Another mistake is assuming every engine handles recursive CTEs the same way. SQL Server, PostgreSQL, Oracle, and others have different recursion behavior, hints, and limits. If you are working in SQL Server, use SQL Server documentation and test with actual SQL Server data.

Why UNION ALL Usually Wins

Recursive CTEs typically use UNION ALL because you usually want every row that matches the hierarchy. UNION forces duplicate elimination, which adds work and can hide modeling problems that you should actually fix.

If duplicate paths are not expected, solve the cause. Do not rely on UNION as a cleanup mechanism unless you have a strong reason and understand the performance cost.

For practical SQL patterns and syntax behavior, Microsoft Learn remains the official source for SQL Server query rules. For hierarchy-related integrity and control concepts, NIST and ISACA are both useful cross-references depending on whether you are thinking security or governance.

Testing, Debugging, And Validation

Test recursive queries the same way you would test any other production SQL: start small, validate each layer, then expand the dataset. Do not jump straight from a toy example to a full production table with millions of rows.

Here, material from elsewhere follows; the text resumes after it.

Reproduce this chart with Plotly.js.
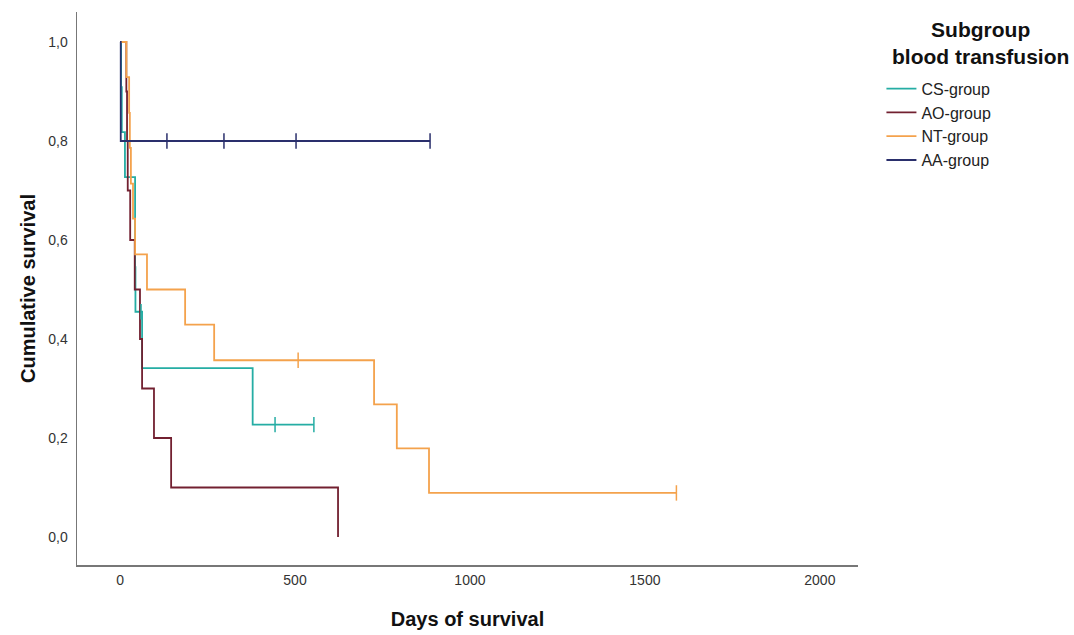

The goal is to prove that the anchor member, recursive member, and stopping logic all behave exactly as intended. That means checking both the shape of the tree and the performance of the query.

What To Check First

  1. Confirm the anchor row or starting subset is correct.
  2. Validate that each recursive step finds only true children.
  3. Check depth values against expected hierarchy levels.
  4. Review path strings for proper lineage order.
  5. Compare actual row counts by level with expected totals.

If the result looks wrong, reduce the dataset to a tiny test case and reason through it by hand. That is usually faster than staring at a large execution plan and guessing.

Tools And Validation Methods

Use execution plans, actual row counts, and query profiling tools to see where the work is happening. In SQL Server, live query statistics and actual execution plans can show whether the recursive member is scanning too much data or repeating expensive lookups.

Automated tests should include edge cases such as missing parents, self-references, duplicate child rows, and very deep hierarchies. If your application depends on the tree, test the tree like a critical dependency.

Key Takeaway

Recursive CTEs are not just about writing a clever query. They are about proving that your hierarchy is valid, your stop condition is safe, and your index strategy supports the workload.

For governance and data-risk framing, you can also look at broader controls guidance from NIST CSRC when recursive queries feed reporting, audit, or compliance-sensitive processes.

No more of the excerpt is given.